I've written a working program in Python that basically parses a batch of binary files, extracting data into a data structure. Each file takes around a second to parse, which translates to hours for thousands of files. I've successfully implemented a threaded version of the batch parsing method with an adjustable number of threads. I tested the method on 100 files with a varying number of threads, timing each run. Here are the results (0 threads refers to my original, pre-threading code, 1 threads to the new version run with a single thread spawned).

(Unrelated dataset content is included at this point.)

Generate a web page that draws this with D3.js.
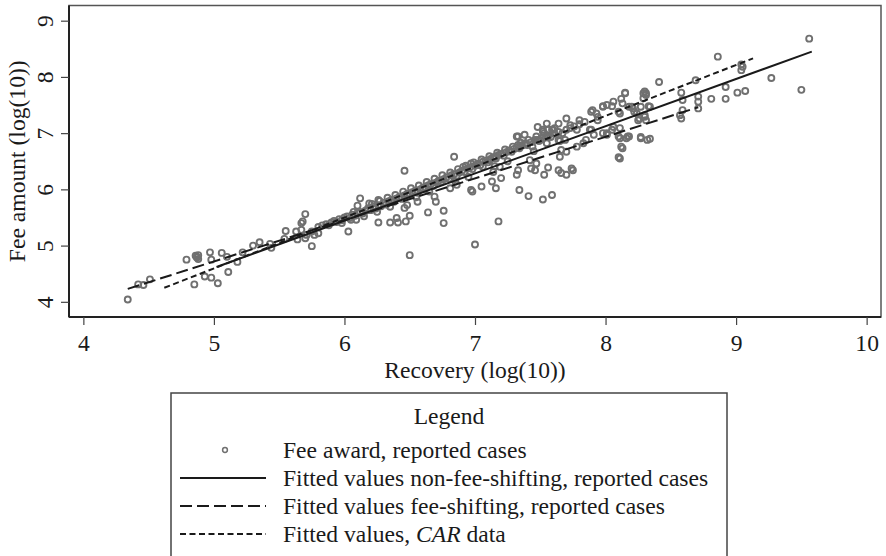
<!DOCTYPE html>
<html>
<head>
<meta charset="utf-8">
<script src="https://cdn.jsdelivr.net/npm/d3@7"></script>
<style>
  body { margin: 0; background: #fff; }
  svg text { font-family: "Liberation Serif", "Times New Roman", serif; fill: #1a1a1a; }
</style>
</head>
<body>
<div id="main"></div>
<script>
let w = 886;
let h = 556;

// scatter: Recovery (log10), Fee amount (log10)
let recovery = [4.34,4.42,4.46,4.51,4.79,4.87,4.86,4.88,4.88,4.87,4.97,4.98,5.06,5.10,4.93,4.98,4.85,5.03,5.11,5.18,
  5.22,5.30,5.35,5.43,5.44,5.54,5.55,5.63,5.64,5.67,5.70,5.75,5.68,5.67,5.71,5.77,5.80,5.70,5.75,
  5.98,6.03,6.07,6.09,6.12,6.10,6.14,6.18,6.19,6.26,6.35,6.41,6.47,6.50,6.50,6.64,6.76,6.76,7.00,7.18,
  6.46,6.84,6.40,6.48,6.46,6.56,6.70,6.69,6.26,6.97,6.98,7.05,7.13,7.16,7.20,7.32,7.33,7.34,7.41,7.52,7.59,
  7.43,7.53,7.56,7.64,7.66,7.70,7.74,7.75,7.66,7.70,7.55,7.56,7.61,7.64,7.70,7.73,7.78,7.80,7.78,7.83,
  7.88,7.89,7.93,7.94,7.98,8.01,8.06,8.11,8.13,8.15,7.98,8.01,8.05,8.11,8.11,8.16,8.13,8.11,8.20,8.27,
  8.29,8.31,8.27,8.32,8.26,8.30,9.56,9.50,9.27,9.07,9.01,9.04,9.04,9.05,8.86,8.92,8.92,8.81,8.69,8.71,
  8.71,8.71,8.58,8.59,8.59,8.57,8.58,8.41,8.30,8.31,8.29,8.34,8.30,8.31,8.21,8.22,8.25,8.27,8.34,8.18,
  8.15,8.12,8.33,8.18,8.10,7.94,7.90,7.98,8.05,7.89,7.91,8.01,8.06,7.85,8.10,8.17,8.12,8.10,8.24,
  7.60,7.52,7.50,7.56,7.44,7.33,7.38,7.14,7.19,7.06,7.11,7.16,7.33,6.81,6.86,6.97,6.91,7.42,7.47,7.46,
  7.39,7.48,7.55,7.64,7.69,7.65,7.52,7.48,7.32,
  5.80,5.83,5.86,5.88,5.90,5.92,5.94,5.96,5.98,6.00,6.02,6.04,6.06,6.08,6.10,6.12,6.14,6.16,6.18,6.20,
  6.22,6.24,6.26,6.28,6.30,6.32,6.34,6.36,6.38,6.40,6.42,6.44,6.46,6.48,6.50,6.52,6.54,6.56,6.58,6.60,
  6.62,6.64,6.66,6.68,6.70,6.72,6.74,6.76,6.78,6.80,6.82,6.84,6.86,6.88,6.90,6.92,6.94,6.96,6.98,7.00,
  7.02,7.04,7.06,7.08,7.10,7.12,7.14,7.16,7.18,7.20,7.22,7.24,7.26,7.28,7.30,7.32,7.34,7.36,7.38,7.40,
  7.43,7.46,7.49,7.52,7.55,7.58,7.61,7.64,7.67,7.70,7.73,7.76,7.80,7.84,
  6.21,6.27,6.33,6.39,6.45,6.51,6.57,6.63,6.69,6.75,6.81,6.87,6.93,6.99,7.05,7.11,7.17,7.23,7.29,7.35,
  7.41,7.47,7.53,7.59,
  6.05,6.15,6.25,6.35,6.55,6.65,6.85,6.95,7.15,7.25,7.45,7.65];
let feeAmount = [4.04,4.31,4.30,4.40,4.75,4.79,4.82,4.76,4.83,4.80,4.88,4.75,4.87,4.80,4.45,4.43,4.31,4.33,4.53,4.71,
  4.88,5.00,5.06,5.03,4.96,5.12,5.26,5.25,5.11,5.40,5.56,4.99,5.43,5.28,5.19,5.19,5.22,5.13,5.25,
  5.40,5.25,5.60,5.46,5.84,5.71,5.58,5.63,5.75,5.41,5.41,5.41,5.43,5.53,4.83,5.59,5.62,5.40,5.02,5.43,
  6.33,6.58,5.49,5.72,5.67,5.78,5.78,5.87,5.81,5.99,5.96,6.05,6.14,6.02,6.20,6.26,6.34,5.99,5.88,5.82,5.90,
  6.37,6.26,6.39,6.34,6.29,6.26,6.37,6.34,6.70,6.67,7.17,7.06,7.09,7.17,7.26,7.14,7.06,7.23,6.76,6.82,
  7.06,7.38,7.35,7.23,7.47,7.50,7.56,7.35,7.53,7.71,7.00,6.97,7.06,7.09,6.91,6.91,6.73,6.55,7.47,7.47,
  7.71,7.71,6.91,6.88,7.26,7.29,8.68,7.77,7.98,7.75,7.72,8.22,8.12,8.18,8.36,7.82,7.61,7.61,7.94,7.65,
  7.56,7.44,7.72,7.59,7.41,7.32,7.26,7.91,7.74,7.68,7.62,7.47,7.32,7.23,7.44,7.38,7.23,6.93,6.90,6.94,
  7.72,7.61,7.48,7.47,7.38,7.29,7.41,7.48,7.48,7.06,6.97,7.00,7.11,6.88,6.94,6.94,6.76,6.57,7.35,
  7.06,7.03,6.88,6.94,6.76,6.94,6.97,6.31,6.40,6.40,6.52,6.58,6.79,6.02,6.08,6.46,6.40,6.52,6.46,6.34,
  6.82,6.88,6.82,6.88,6.88,6.58,7.06,7.11,6.94,
  5.33,5.36,5.38,5.36,5.41,5.44,5.42,5.47,5.45,5.50,5.52,5.49,5.55,5.53,5.58,5.60,5.57,5.62,5.66,5.63,
  5.69,5.66,5.72,5.70,5.76,5.73,5.79,5.81,5.78,5.84,5.86,5.83,5.89,5.92,5.90,5.95,5.97,5.94,6.00,6.03,
  6.01,6.07,6.09,6.06,6.12,6.15,6.13,6.18,6.21,6.19,6.25,6.27,6.24,6.30,6.33,6.31,6.37,6.39,6.36,6.42,
  6.45,6.43,6.49,6.51,6.48,6.54,6.57,6.55,6.61,6.63,6.60,6.66,6.69,6.67,6.72,6.75,6.73,6.78,6.81,6.79,
  6.84,6.88,6.86,6.92,6.95,6.93,6.99,7.02,7.00,7.06,7.09,7.12,7.16,7.20,
  5.74,5.79,5.85,5.90,5.96,6.02,6.07,6.13,6.19,6.25,6.30,6.36,6.42,6.48,6.53,6.59,6.65,6.71,6.76,6.83,
  6.88,6.94,7.00,7.06,
  5.46,5.52,5.60,5.69,5.86,5.96,6.14,6.22,6.41,6.50,6.68,6.86];

// fitted lines, endpoints [recovery, fee]
let fitNonFee = [[5.02, 4.62], [9.58, 8.45]];
let fitFee = [[4.34, 4.23], [8.71, 7.46]];
let fitCAR = [[4.62, 4.25], [9.13, 8.33]];

let xTicks = [4, 5, 6, 7, 8, 9, 10];
let yTicks = [4, 5, 6, 7, 8, 9];

let legendLabels = ["Fee award, reported cases",
  "Fitted values non-fee-shifting, reported cases",
  "Fitted values fee-shifting, reported cases",
  "Fitted values, "];

let plot = {left: 69, right: 881, top: 5.5, bottom: 317};
let fs = 23.6;

let svg = d3.select("#main").append("svg")
  .attr("width", w)
  .attr("height", h);

let xScale = d3.scaleLinear().domain([3.89, 10.11]).range([plot.left, plot.right]);
let yScale = d3.scaleLinear().domain([3.73, 9.27]).range([plot.bottom, plot.top]);

// frame (top / right)
svg.append("rect")
  .attr("x", plot.left).attr("y", plot.top)
  .attr("width", plot.right - plot.left).attr("height", plot.bottom - plot.top)
  .attr("fill", "none").attr("stroke", "#555").attr("stroke-width", 1.5);

let pts = recovery.map((d, i) => [d, feeAmount[i]]);

svg.append("g").selectAll("circle")
  .data(pts)
  .enter().append("circle")
  .attr("cx", d => xScale(d[0]))
  .attr("cy", d => yScale(d[1]))
  .attr("r", 3)
  .attr("fill", "none")
  .attr("stroke", "#707070")
  .attr("stroke-width", 1.9);

let line = d3.line().x(d => xScale(d[0])).y(d => yScale(d[1]));
let styles = [null, "none", "12,5", "6,3.5"];

svg.append("path").attr("d", line(fitNonFee)).attr("fill", "none")
  .attr("stroke", "#1a1a1a").attr("stroke-width", 2);
svg.append("path").attr("d", line(fitFee)).attr("fill", "none")
  .attr("stroke", "#1a1a1a").attr("stroke-width", 2).attr("stroke-dasharray", styles[2]);
svg.append("path").attr("d", line(fitCAR)).attr("fill", "none")
  .attr("stroke", "#1a1a1a").attr("stroke-width", 2).attr("stroke-dasharray", styles[3]);

// axes
let xAxis = d3.axisBottom(xScale).tickValues(xTicks).tickSize(8).tickSizeOuter(0).tickFormat(d3.format("d"));
let yAxis = d3.axisLeft(yScale).tickValues(yTicks).tickSize(8).tickSizeOuter(0).tickFormat(d3.format("d"));

let gx = svg.append("g")
  .attr("transform", "translate(0," + plot.bottom + ")")
  .call(xAxis);
gx.select(".domain").attr("d", "M" + plot.left + ",0H" + plot.right).attr("stroke", "#222").attr("stroke-width", 2);
gx.selectAll(".tick line").attr("stroke", "#444").attr("stroke-width", 1.2);
gx.selectAll(".tick text").attr("font-size", fs).attr("font-family", "Liberation Serif").attr("fill", "#1a1a1a").attr("y", 17).attr("dy", "0.71em");

let gy = svg.append("g")
  .attr("transform", "translate(" + plot.left + ",0)")
  .call(yAxis);
gy.select(".domain").attr("d", "M0," + plot.top + "V" + plot.bottom).attr("stroke", "#222").attr("stroke-width", 2);
gy.selectAll(".tick line").attr("stroke", "#444").attr("stroke-width", 1.2);
gy.selectAll(".tick text")
  .attr("font-size", fs).attr("font-family", "Liberation Serif").attr("fill", "#1a1a1a")
  .attr("transform", "rotate(-90)")
  .attr("x", 0).attr("y", -16).attr("dy", 0)
  .attr("text-anchor", "middle");

svg.append("text")
  .attr("x", (xScale(4) + xScale(10)) / 2)
  .attr("y", 378)
  .attr("text-anchor", "middle")
  .attr("font-size", fs)
  .text("Recovery (log(10))");

svg.append("text")
  .attr("transform", "translate(25," + ((plot.top + plot.bottom) / 2) + ") rotate(-90)")
  .attr("text-anchor", "middle")
  .attr("font-size", fs)
  .text("Fee amount (log(10))");

// legend
let lg = svg.append("g");
lg.append("rect")
  .attr("x", 171).attr("y", 393).attr("width", 556).attr("height", 175)
  .attr("fill", "#fff").attr("stroke", "#444").attr("stroke-width", 1.5);

lg.append("text").attr("x", 449).attr("y", 424).attr("text-anchor", "middle")
  .attr("font-size", fs).text("Legend");

let rowY = [450, 478, 506, 534];

lg.append("circle").attr("cx", 225).attr("cy", rowY[0]).attr("r", 2.4)
  .attr("fill", "none").attr("stroke", "#707070").attr("stroke-width", 1.5);

[1, 2, 3].forEach(i => {
  let p = lg.append("line").attr("x1", 180).attr("x2", 266)
    .attr("y1", rowY[i]).attr("y2", rowY[i])
    .attr("stroke", "#1a1a1a").attr("stroke-width", 2);
  if (styles[i] != "none") p.attr("stroke-dasharray", styles[i]);
});

legendLabels.forEach((t, i) => {
  let tx = lg.append("text").attr("x", 283).attr("y", rowY[i] + 8).attr("font-size", fs).text(t);
  if (i == 3) {
    tx.append("tspan").attr("font-style", "italic").text("CAR");
    tx.append("tspan").text(" data");
  }
});
</script>
</body>
</html>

0 threads: 83.842 seconds 1 threads: 78.777 seconds 2 threads: 105.032 seconds 3 threads: 109.965 seconds 4 threads: 108.956 seconds 5 threads: 109.646 seconds 6 threads: 109.520 seconds 7 threads: 110.457 seconds 8 threads: 111.658 seconds Though spawning a thread confers a small performance increase over having the main thread do all the work, increasing the number of threads actually decreases performance. I would have expected to see performance increases, at least up to four threads (one for each of my machine's cores). I know threads have associated overhead, but I didn't think this would matter so much with single-digit numbers of threads.

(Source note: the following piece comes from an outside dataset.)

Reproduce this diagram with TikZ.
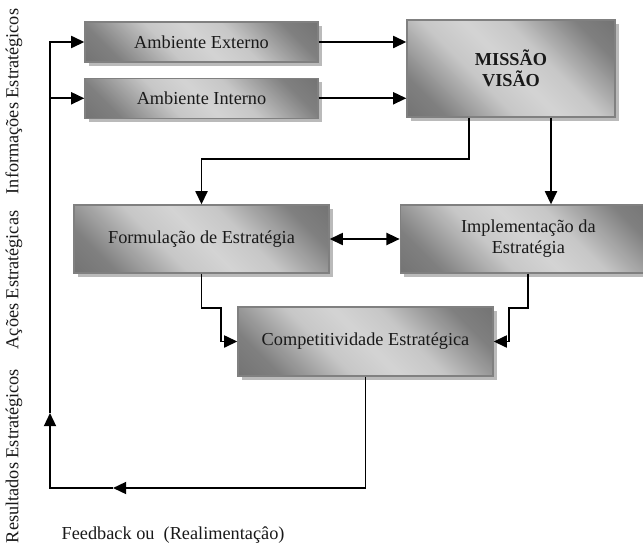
\documentclass[tikz,border=0pt]{standalone}
\usepackage{fontspec}
\setmainfont{Liberation Serif}
\usepackage{tikz}
\usetikzlibrary{calc}
\usetikzlibrary{positioning}
\usetikzlibrary{arrows.meta}
\usetikzlibrary{shadows}

\pgfdeclareverticalshading{degrade}{100bp}{color(0bp)=(black!62); color(24bp)=(black!50); color(40bp)=(black!22); color(50bp)=(black!17); color(60bp)=(black!22); color(76bp)=(black!50); color(100bp)=(black!62)}

\begin{document}
\begin{tikzpicture}[x=0.025cm,y=-0.025cm,line width=1.4pt,>={Triangle[length=0.33cm,width=0.3cm]},
		font=\fontsize{13}{15}\selectfont,text=black!90,
		bloco/.style={draw=black!50,line width=0.9pt,rectangle,align=center,
			shading=degrade,shading angle=-45,
			drop shadow={shadow xshift=0.09cm,shadow yshift=-0.09cm,fill=black!27,opacity=1}}]
		\clip (0,0) rectangle (643,547);

		\node [bloco,minimum width=5.825cm,minimum height=1cm] (externo) at (201.5,42) {Ambiente Externo};
		\node [bloco,below=0.375cm of externo,minimum width=5.825cm,minimum height=1cm] (interno) {Ambiente Interno};
		\node [bloco,minimum width=5.2cm,minimum height=2.425cm] (missao) at (511,68.5) {\textbf{MISSÃO}\\\textbf{VISÃO}};
		\node [bloco,minimum width=6.375cm,minimum height=1.7cm] (formulacao) at (201.5,239) {Formulação de Estratégia};
		\node [bloco,right=1.75cm of formulacao,minimum width=6.4cm,minimum height=1.7cm] (implementacao) {Implementação da\\Estratégia};
		\node [bloco,minimum width=6.375cm,minimum height=1.725cm] (competitividade) at (365.5,341.5) {Competitividade Estratégica};

		\coordinate (dobra) at (0,159);
		\coordinate (mvA) at ($(missao.south)+(-42,0)$);
		\coordinate (mvB) at ($(missao.south)+(40,0)$);
		\coordinate (fbdir) at (365.5,488);
		\coordinate (fbesq) at (50,488);
		\coordinate (fbseta) at (113,488);
		\coordinate (sobe) at (50,413);

		\draw [->] (externo.east) -- (externo.east -| missao.west);
		\draw [->] (interno.east) -- (interno.east -| missao.west);
		\draw [->] (mvA) -- (mvA |- dobra) -- (formulacao.north |- dobra) -- (formulacao.north);
		\draw [->] (mvB) -- (mvB |- implementacao.north);
		\draw [<->] (formulacao) -- (implementacao);
		\draw [->] (formulacao.south) -- ++(0,34) -| ($(competitividade.west)+(-16,0)$) -- (competitividade.west);
		\draw [->] (implementacao.south) -- ++(0,34) -| ($(competitividade.east)+(15,0)$) -- (competitividade.east);
		\draw [->] (competitividade.south) -- (fbdir) -- (fbseta);
		\draw [->] (fbseta) -- (fbesq) -- (sobe);
		\draw [->] (sobe) -- (fbesq |- externo.west) -- (externo.west);
		\draw [->] (fbesq |- interno.west) -- (interno.west);

		\node [rotate=90] (resultados) at (14,456) {Resultados Estratégicos};
		\node [rotate=90] (acoes) at (14,280) {Ações Estratégicas};
		\node [rotate=90] (informacoes) at (14,101.5) {Informações Estratégicos};
		\node [anchor=west] (feedback) at (56,535) {Feedback ou~ (Realimentaçâo)};
	\end{tikzpicture}
\end{document}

I've heard of the "global interpreter lock", but as I move up to four threads I do see the corresponding number of cores at work--with two threads two cores show activity during parsing, and so on.
I also tested some different versions of the parsing code to see if my program is IO bound. It doesn't seem to be; just reading in the file takes a relatively small proportion of time; processing the file is almost all of it. If I don't do the IO and process an already-read version of a file, I adding a second thread damages performance and a third thread improves it slightly. I'm just wondering why I can't take advantage of my computer's multiple cores to speed things up. Please post any questions or ways I could clarify.